Thursday, 23 August 2012

Fall 2012 Highlights; John Galliano RTW

The second highlight of the Fall 2012 shows came courtesy of BIll Gaytten, creative director of John Galliano. It is no secret that the name of John Galliano has recently been associated with far more than just fashion, due to a highly controversial and highly-publicised court case which saw the designer come under fierce criticism for his anti-semitic comments. However, Galliano has undoubtedly earned his reputation as a fashion heavyweight after working as creative director for powerhouse brands such as Givenchy and Dior, and this latest collection shows that the John Galliano brand is still thriving despite the negative publicity.

In terms of the collection, Gaytten ensured that the usual historical influences were present in the garments. Heavy beading, fur-lined hems and nipped-in waists gave the collection a distinctly 1940s feel, whereas leather jodphurs provided a sly nod towards the equestrian trend that is set to become huge this Autumn.


Beaded chiffon gown; John Galliano Fall 2012 RTW

Leather jodphurs; John Galliano Fall 2012 RTW
The colour scheme of the collection was extremely decadent; gold, bronze and red were used often, lending an air of royal grandeur to the overall aesthetic. Gaytten also dabbled in military pieces, sending out a deconstructed khaki coat which also came in a shortened jacket form. By adding details such as a fur hemline and elbow-length leather gloves, the looks were a breath of fresh air that broke up the collection nicely and showed the designer's versatility. In fact, the coats were all extremely impressive - by showing oversized woolen jackets as well as form-fitting trenchcoats and quilted leather jackets, Gaytten ensured there was enough variation in fit and texture that there was a variety of outerwear to suit a variety of women.

Read/see more after the jump!





Gaytten's take on military; John Galliano Fall 2012 RTW


Cocoon coat; John Galliano Fall 2012 RTW
Finally, towards the end of collection Gaytten moved away from the structure and tough materials and moved towards a more feminine, ethereal aesthetic.
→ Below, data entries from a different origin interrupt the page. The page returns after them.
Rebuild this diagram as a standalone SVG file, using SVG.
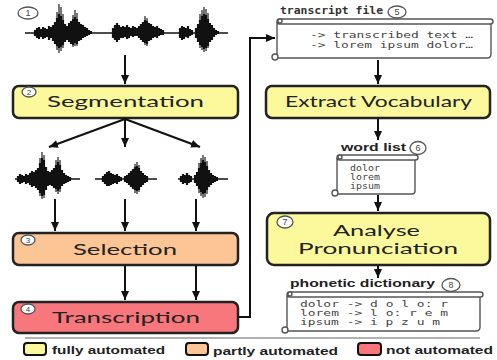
<svg xmlns="http://www.w3.org/2000/svg" width="497" height="360" viewBox="0 0 497 360">
<style>
.box{stroke:#222;stroke-width:2.5}
.yel{fill:#fbf99c}
.pch{fill:#fbc596}
.red{fill:#f7777c}
.lbl{font-family:Lato,"Liberation Sans",sans-serif;font-size:15px;fill:#222}
.num{fill:#fff;stroke:#555;stroke-width:1.3}
.numt{font-family:"Liberation Sans",sans-serif;font-size:9px;fill:#444;text-anchor:middle}
.wave{fill:none;stroke:#111;stroke-width:2.2}
.wg{fill:none;stroke:#777;stroke-width:2}
.base{fill:none;stroke:#111;stroke-width:1.4}
.con{fill:none;stroke:#111;stroke-width:2}
.scroll{fill:#fff;stroke:#555;stroke-width:1.4}
.mono{font-family:"DejaVu Sans Mono","Liberation Mono",monospace;font-size:8.5px;fill:#444}
.ttl{font-family:"Liberation Sans",sans-serif;font-weight:bold;font-size:11px;fill:#222}
.leg{font-family:"Liberation Sans",sans-serif;font-weight:bold;font-size:11px;fill:#222}
</style>
<defs>
<marker id="ah" markerUnits="userSpaceOnUse" markerWidth="10" markerHeight="9" refX="9" refY="4" orient="auto">
<path d="M0,0 L9,4 L0,8 z" fill="#111"/>
</marker>
</defs>

<g id="waveform-main">
<path class="base" d="M25 33H228"/>
<path class="wg" d="M57 12V50M59 4V53M61 7V51M63 14V48M73 15V47M75 10V46M77 13V46M145 16V45M147 18V46M200 14V48M202 10V50M204 7V52M206 9V51M208 13V48"/>
<path class="wave" d="M35 30V36M37 28V38M39 27V39M41 29V37M43 27V39M45 28V38M47 29V37M49 26V40M51 27V38M53 25V41M55 22V44M57 18V46M59 14V48M61 16V47M63 20V45M65 24V42M67 26V40M69 23V42M71 21V44M73 19V45M75 17V43M77 19V44M79 22V41M81 24V40M83 25V38M85 27V37M87 28V36M89 30V35M91 31V34M113 28V38M115 25V40M117 23V42M119 25V40M121 27V38M123 26V38M125 27V37M127 25V39M129 27V38M131 28V36M133 26V37M135 27V36M137 28V36M139 26V38M141 24V40M143 22V42M145 20V43M147 21V44M149 23V41M151 24V40M153 26V38M155 27V37M157 26V38M159 28V36M161 29V35M163 30V35M180 28V38M182 26V40M184 27V39M186 28V37M188 26V38M190 29V36M192 30V35M196 28V38M198 24V42M200 20V45M202 16V47M204 14V49M206 15V48M208 19V46M210 23V42M212 25V40M214 28V37M216 30V35M218 31V34"/>
<ellipse class="num" cx="28" cy="13" rx="10" ry="6"/>
<text class="numt" x="28" y="16">1</text>
</g>

<g id="waveform-seg1">
<path class="base" d="M15 179H80"/>
<path class="wg" d="M40 158V196M42 152V199M44 155V198M56 160V192M58 157V194M60 160V192"/>
<path class="wave" d="M18 176V182M20 174V184M22 175V183M24 176V182M26 174V184M28 175V183M30 173V185M32 171V187M34 172V186M36 170V188M38 168V190M40 163V193M42 158V196M44 160V195M46 167V190M48 171V186M50 172V185M52 170V186M54 168V188M56 165V189M58 162V191M60 165V189M62 170V186M64 173V184M66 175V183M68 176V182M70 177V181"/>
</g>
<g id="waveform-seg2">
<path class="base" d="M95 179H157"/>
<path class="wg" d="M135 164V193M137 162V194M139 165V192"/>
<path class="wave" d="M103 176V182M105 174V184M107 172V186M109 171V186M111 173V185M113 174V184M115 175V183M117 174V184M119 176V182M121 177V181M125 176V182M127 175V183M129 173V185M131 171V187M133 169V189M135 167V190M137 166V191M139 168V190M141 171V187M143 173V185M145 175V183M147 176V182"/>
</g>
<g id="waveform-seg3">
<path class="base" d="M178 179H228"/>
<path class="wg" d="M199 163V193M201 158V196M203 155V198M205 157V197M207 161V194"/>
<path class="wave" d="M181 176V182M183 174V184M185 175V183M187 173V185M189 175V183M191 176V182M195 175V183M197 172V186M199 168V189M201 163V192M203 160V194M205 162V193M207 166V190M209 170V187M211 173V185M213 175V183M215 176V182M217 177V181"/>
</g>

<g id="segmentation">
<rect class="box yel" x="13" y="86" width="225" height="32" rx="6"/>
<ellipse class="num" cx="29" cy="92" rx="7" ry="5"/>
<text class="numt" x="29" y="95" style="font-size:8px">2</text>
<text class="lbl" x="47" y="107" textLength="157" lengthAdjust="spacingAndGlyphs">Segmentation</text>
</g>

<g id="selection">
<rect class="box pch" x="13" y="233" width="225" height="32" rx="6"/>
<ellipse class="num" cx="28" cy="240" rx="7" ry="5"/>
<text class="numt" x="28" y="243" style="font-size:8px">3</text>
<text class="lbl" x="73" y="255" textLength="104" lengthAdjust="spacingAndGlyphs">Selection</text>
</g>

<g id="transcription">
<rect class="box red" x="13" y="302" width="225" height="31" rx="6"/>
<ellipse class="num" cx="28" cy="309" rx="7" ry="5"/>
<text class="numt" x="28" y="312" style="font-size:8px">4</text>
<text class="lbl" x="52" y="323" textLength="148" lengthAdjust="spacingAndGlyphs">Transcription</text>
</g>

<g id="transcript-file">
<text class="ttl" x="280" y="14" textLength="103" lengthAdjust="spacingAndGlyphs" style="font-family:'DejaVu Sans Mono',monospace;font-size:10px;fill:#333">transcript file</text>
<ellipse class="num" cx="397" cy="12" rx="9" ry="6"/>
<text class="numt" x="397" y="15">5</text>
<path class="scroll" d="M277 22V58H487Q491 58 491 54V22"/>
<rect class="scroll" x="277" y="19" width="216" height="5" rx="2.5"/>
<circle class="scroll" cx="280" cy="21" r="2"/>
<circle class="scroll" cx="275" cy="57" r="3"/>
<text class="mono" x="310" y="38" textLength="163" lengthAdjust="spacingAndGlyphs">-&gt; transcribed text …</text>
<text class="mono" x="310" y="48" textLength="163" lengthAdjust="spacingAndGlyphs">-&gt; lorem ipsum dolor…</text>
</g>

<g id="extract-vocabulary">
<rect class="box yel" x="266" y="86" width="224" height="32" rx="6"/>
<text class="lbl" x="285" y="107" textLength="187" lengthAdjust="spacingAndGlyphs">Extract Vocabulary</text>
</g>

<g id="word-list">
<text class="ttl" x="341" y="151" textLength="65" lengthAdjust="spacingAndGlyphs">word list</text>
<ellipse class="num" cx="418" cy="148" rx="8" ry="6.5"/>
<text class="numt" x="418" y="151">6</text>
<path class="scroll" d="M337 158V194H412Q415 194 415 191V158"/>
<rect class="scroll" x="337" y="155" width="81" height="5" rx="2.5"/>
<circle class="scroll" cx="340" cy="157" r="2"/>
<circle class="scroll" cx="335" cy="193" r="3"/>
<text class="mono" x="350" y="171" textLength="30" lengthAdjust="spacingAndGlyphs">dolor</text>
<text class="mono" x="350" y="180" textLength="30" lengthAdjust="spacingAndGlyphs">lorem</text>
<text class="mono" x="350" y="189" textLength="30" lengthAdjust="spacingAndGlyphs">ipsum</text>
</g>

<g id="analyse-pronunciation">
<rect class="box yel" x="267" y="213" width="223" height="52" rx="7"/>
<ellipse class="num" cx="285" cy="222" rx="8" ry="6"/>
<text class="numt" x="285" y="225">7</text>
<text class="lbl" x="333" y="236" textLength="87" lengthAdjust="spacingAndGlyphs">Analyse</text>
<text class="lbl" x="298" y="254" textLength="160" lengthAdjust="spacingAndGlyphs">Pronunciation</text>
</g>

<g id="phonetic-dictionary">
<text class="ttl" x="290" y="287" textLength="145" lengthAdjust="spacingAndGlyphs">phonetic dictionary</text>
<ellipse class="num" cx="451" cy="285" rx="9" ry="6.5"/>
<text class="numt" x="451" y="288">8</text>
<path class="scroll" d="M287 296V331H476Q480 331 480 327V296"/>
<rect class="scroll" x="287" y="292" width="196" height="5" rx="2.5"/>
<circle class="scroll" cx="290" cy="294" r="2"/>
<circle class="scroll" cx="285" cy="330" r="3"/>
<text class="mono" x="300" y="307" textLength="148" lengthAdjust="spacingAndGlyphs">dolor -&gt; d o l o: r</text>
<text class="mono" x="300" y="316" textLength="148" lengthAdjust="spacingAndGlyphs">lorem -&gt; l o: r e m</text>
<text class="mono" x="300" y="325" textLength="140" lengthAdjust="spacingAndGlyphs">ipsum -&gt; i p z u m</text>
</g>

<g id="connectors">
<path class="con" d="M125 55V84" marker-end="url(#ah)"/>
<path class="con" d="M125 119L49 147" marker-end="url(#ah)"/>
<path class="con" d="M125 119V147" marker-end="url(#ah)"/>
<path class="con" d="M125 119L200 147" marker-end="url(#ah)"/>
<path class="con" d="M55 199V231" marker-end="url(#ah)"/>
<path class="con" d="M125 199V231" marker-end="url(#ah)"/>
<path class="con" d="M196 199V231" marker-end="url(#ah)"/>
<path class="con" d="M125 266V300" marker-end="url(#ah)"/>
<path class="con" d="M196 266V300" marker-end="url(#ah)"/>
<path class="con" d="M239 317H250V38H275" marker-end="url(#ah)"/>
<path class="con" d="M378 60V84" marker-end="url(#ah)"/>
<path class="con" d="M378 119V140" marker-end="url(#ah)"/>
<path class="con" d="M378 195V211" marker-end="url(#ah)"/>
<path class="con" d="M378 266V278" marker-end="url(#ah)"/>
</g>

<g id="legend">
<path d="M25 338H480" stroke="#999" stroke-width="1.5"/>
<rect class="yel" x="24" y="343" width="22" height="12" rx="3" stroke="#111" stroke-width="2"/>
<text class="leg" x="52" y="354" textLength="113" lengthAdjust="spacingAndGlyphs">fully automated</text>
<rect class="pch" x="186" y="343" width="22" height="12" rx="3" stroke="#111" stroke-width="2"/>
<text class="leg" x="213" y="355" textLength="125" lengthAdjust="spacingAndGlyphs">partly automated</text>
<rect class="red" x="358" y="343" width="23" height="12" rx="3" stroke="#111" stroke-width="2"/>
<text class="leg" x="386" y="354" textLength="107" lengthAdjust="spacingAndGlyphs">not automated</text>
</g>
</svg>
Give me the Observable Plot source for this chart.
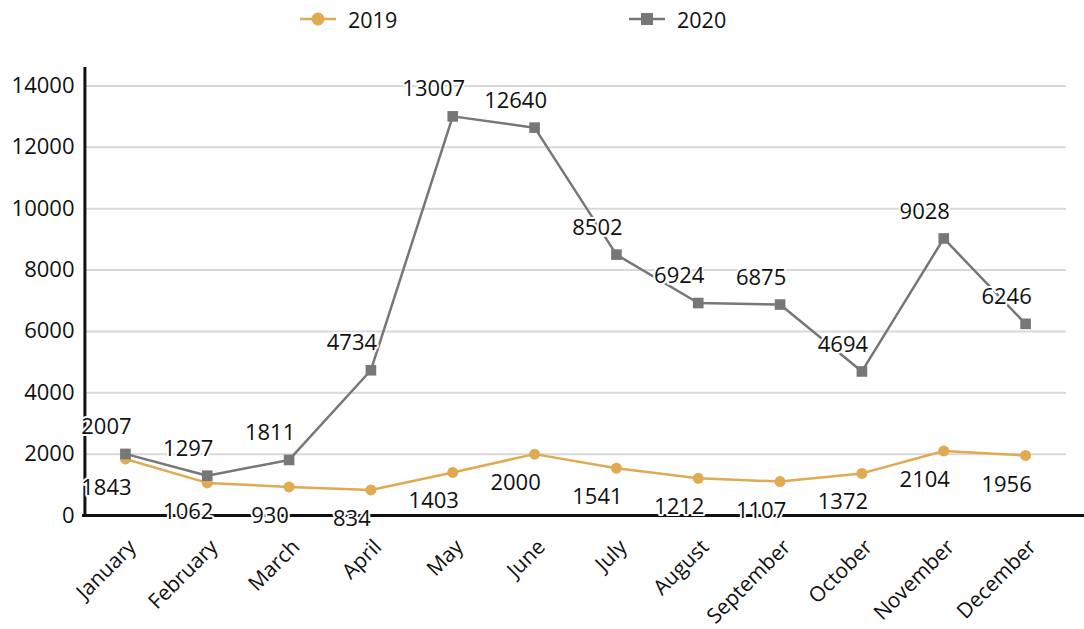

A series of dreamy chiffon maxi-dresses were interesting both in their cut and their detailling. Sheer dresses featured intricate beading and elaborate necklines - by keeping the colour palette muted (midnight blues, blacks and dark bronze) the gowns appeared simple yet beautiful, whereas a closer look revealed an attention to detail more often associated with couture collections.


Royal blue evening gown; John Galliano Fall 2012 RTW

Semi-sheer evening gown; John Galliano Fall 2012 RTW
Overall, Gaytten succeeded in producing a stunning yet varied collection whose historical references and elaborate handiwork elevated it above others. Less trend-led than many collections, the looks were both wearable and beautiful with the coats in particular working on their own as a tremendous statement piece. The nods towards 1940s silhouettes and detailling helped the collection stand apart from others whilst remaining perfect in the context of Galliano's signature aesthetic. Despite the controversy surrounding the Galliano name, Gaytten did a stellar job in ensuring this collection is able to stand on its own merit.